Da View Fae Da Window
During 2010, as part of the wider Power of Place project, McLellan Award winning playwright Jacqueline Clark worked with young people on a creative writing and art project about the importance of buildings and place in Shetland. She toured a large red three dimensional window that was specially constructed to include different surfaces to look through. This was toured around four youth clubs in Shetland. 65 young people took part.
Jacqui prepared a creative presentation that considered her own childhood and construction in Shetland during the oil boom of the 1970s and looked at how Shetland had changed in that
time. Using the window she encouraged the young people to look at the view through the
window as it is now and to consider how it will change in the future.
The window was set-up outside the youth club and left there for one week. When the window
arrived the writer undertook a workshop with members of the youth clubs. This workshop explored themes relating to home, place, and belonging. During this session the young people were encouraged to make recordings, write short pieces and draw things about the view from the window. They were also asked to answer questions on VOXUR (a film studio in a box which enables organisations to easily make, manage and publish their own videos) about their own home, how they feel about their community, what buildings are important in their area and how all of these will change by 2030.

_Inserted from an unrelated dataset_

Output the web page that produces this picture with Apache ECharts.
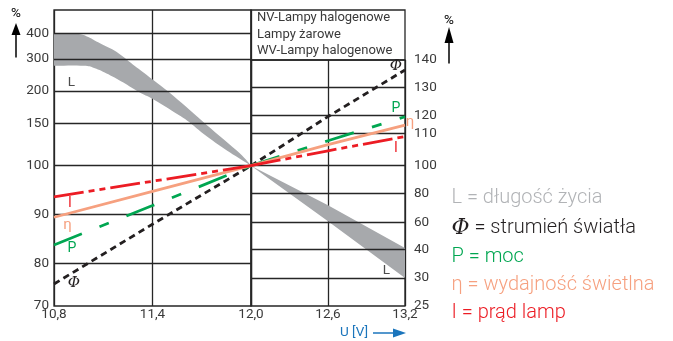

The images, written word and VOXUR recordings were gathered together and created into a film/ animation by artist and designer Jono Sandilands and volunteer designer Adam Jones and are being shown to the wider community during the Power of Place project Final Flings during March 2011. They will be used to stimulate discussion and debate.
Jacqui also set up a Facebook page at facebook.com/group.php?gid=280178999228.
The results from this project, in particular the VOXUR recordings give an interesting insight into the views of young people. Through the project they were encouraged to think about architecture and space. The project successfully engaged young people and encouraged them to express their views about placemaking in a way they may not have done in a more formal environment.